The programming software allows you to set power level (high/low power) frequency and CTCSS/DCS tone so you can access repeaters. There is no 1750Hz tone burst, of course, and no option I can find for setting the squelch threshold. There are scrambler options that are no use on the ham bands. I then discovered a bug. If you program separate transmit and receive frequencies (as for a repeater) and then save the results as a file, when you load the saved file the frequency splits are lost. The developer has acknowledged the bug and has promised a new version of the programming software.
The output power is about 5W on the low band radio and 6W from the high band one. The battery pack is NiMH and rated at 1500mAh. Someone has told me it is identical to one made by Kenwood. Battery endurance, even on standby, is not great.

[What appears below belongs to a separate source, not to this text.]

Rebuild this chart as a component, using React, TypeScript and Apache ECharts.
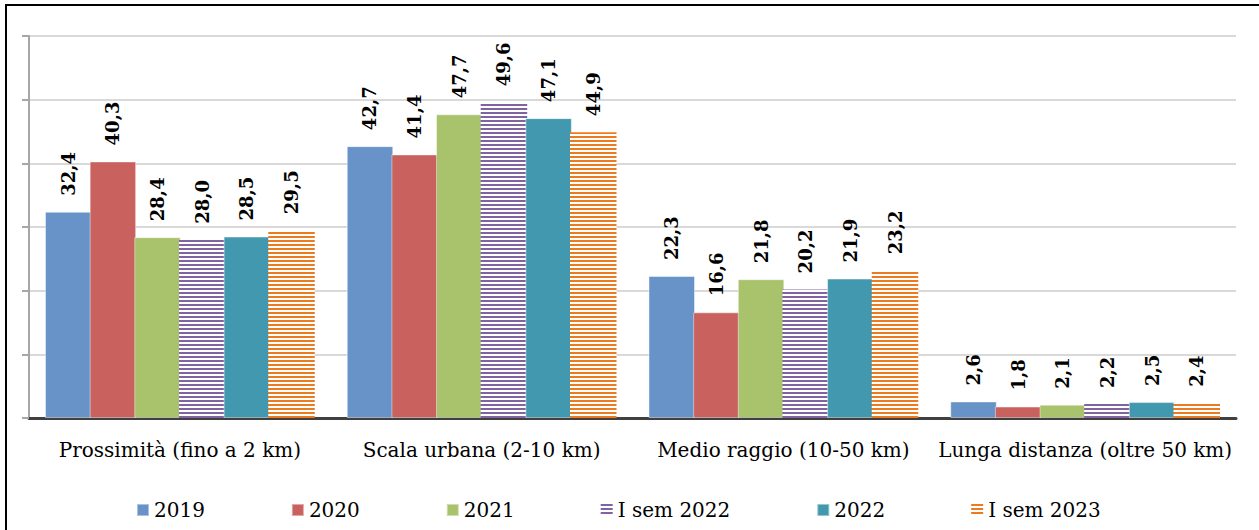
import React, { useEffect, useRef } from "react";
import * as echarts from "echarts";

const categories = [
  "Prossimità (fino a 2 km)",
  "Scala urbana (2-10 km)",
  "Medio raggio (10-50 km)",
  "Lunga distanza (oltre 50 km)",
];
const seriesNames = ["2019", "2020", "2021", "I sem 2022", "2022", "I sem 2023"];
const v2019 = [32.4, 42.7, 22.3, 2.6];
const v2020 = [40.3, 41.4, 16.6, 1.8];
const v2021 = [28.4, 47.7, 21.8, 2.1];
const vISem2022 = [28.0, 49.6, 20.2, 2.2];
const v2022 = [28.5, 47.1, 21.9, 2.5];
const vISem2023 = [29.5, 44.9, 23.2, 2.4];
const seriesValues = [v2019, v2020, v2021, vISem2022, v2022, vISem2023];
const colors = ["#6793c8", "#c9625f", "#a8c36c", "#8064a2", "#4298af", "#ec7a1f"];
const striped = [false, false, false, true, false, true];

function stripePattern(color: string) {
  const c = document.createElement("canvas");
  c.width = 4;
  c.height = 4;
  const ctx = c.getContext("2d")!;
  ctx.fillStyle = "#ffffff";
  ctx.fillRect(0, 0, 4, 4);
  ctx.fillStyle = color;
  ctx.fillRect(0, 0, 4, 2);
  return { image: c, repeat: "repeat" } as any;
}

export default function App() {
  const ref = useRef<HTMLDivElement>(null);
  useEffect(() => {
    if (!ref.current) return;
    const chart = echarts.init(ref.current, undefined, { renderer: "svg" });
    const series = seriesNames.map((name, i) => ({
      name,
      type: "bar",
      data: seriesValues[i],
      barGap: "-4%",
      barCategoryGap: "10.6%",
      itemStyle: {
        color: striped[i] ? stripePattern(colors[i]) : colors[i],
        borderColor: striped[i] ? "rgba(255,255,255,0)" : "rgba(255,255,255,0.45)",
        borderWidth: striped[i] ? 0 : 1,
      },
      label: {
        show: true,
        position: "top",
        rotate: 90,
        align: "left",
        verticalAlign: "middle",
        distance: 16,
        formatter: (p: any) => p.value.toFixed(1).replace(".", ","),
        fontFamily: "DejaVu Serif",
        fontWeight: "bold",
        fontSize: 18,
        color: "#000",
      },
    }));
    chart.setOption({
      animation: false,
      backgroundColor: "#ffffff",
      grid: { left: 29, right: 23, top: 36, bottom: 112, containLabel: false },
      graphic: [
        {
          type: "rect",
          shape: { x: 6, y: 5, width: 1300, height: 600 },
          style: { fill: "none", stroke: "#000", lineWidth: 2 },
          z: 100,
          silent: true,
        },
      ],
      legend: {
        bottom: 5,
        left: 131,
        itemWidth: 12,
        itemHeight: 12,
        itemGap: 86,
        icon: "rect",
        textStyle: { fontFamily: "DejaVu Serif", fontSize: 20, color: "#000" },
        data: seriesNames,
      },
      xAxis: {
        type: "category",
        data: categories,
        axisTick: { show: false },
        axisLine: { lineStyle: { color: "#404040", width: 3 } },
        axisLabel: {
          interval: 0,
          fontFamily: "DejaVu Serif",
          fontSize: 20,
          color: "#000",
          margin: 22,
        },
      },
      yAxis: {
        type: "value",
        min: 0,
        max: 60,
        interval: 10,
        axisLabel: { show: false },
        axisLine: { show: true, lineStyle: { color: "#a6a6a6", width: 2 } },
        axisTick: { show: true, length: 7, lineStyle: { color: "#a6a6a6", width: 2 } },
        splitLine: { lineStyle: { color: "#d9d9d9", width: 2 } },
      },
      series,
    });
    return () => chart.dispose();
  }, []);
  return (
    <div
      ref={ref}
      style={{ position: "fixed", left: 0, top: 0, width: 1259, height: 530, background: "#fff" }}
    />
  );
}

When ordering the low band model you are given the option of specifying one of two frequencies for the helical antenna. I chose 69MHz. On the antenna analyzer the best SWR coincided exactly with 70.45MHz, which was rather nice. However the ERP from the helical is about 5dB down on a telescopic whip. The high band radio comes with a short helical that is resonant on 150MHz, but you can pop the cap off and add a few turns to the spring to get it down to 145MHz. The antenna socket is TNC so you need an adapter to use most other ham radio antennas. The speaker/mic two pin jack uses the Icom/Maxon standard.
The radios do work. I even had a 4m contact with a Scottish contest station during VHF field day. Given my health situation I have not had the opportunity to test these radios out in the field with good external antennas to see how they stand up to the high levels of signals encountered on hilltops. However, I attempted to reproduce the test I carried out in the Handheld receiver blocking shootout and the 2m H112PLUS was as bad as the poorest receiver I tested. The received repeater signal cut out when a signal at the bottom of the 2m band was keyed up, when most other radios under the same conditions showed little or no desensing.
Overall I think the H112PLUS is a radio that is of more interest to collectors than someone wanting a real hand-held workhorse. It is well made and the waterproof specification is an attraction but the poor receive audio and flaky software and firmware are a big disappointment and I have doubts about the receiver’s ability to handle high levels of out of band signals without desensing.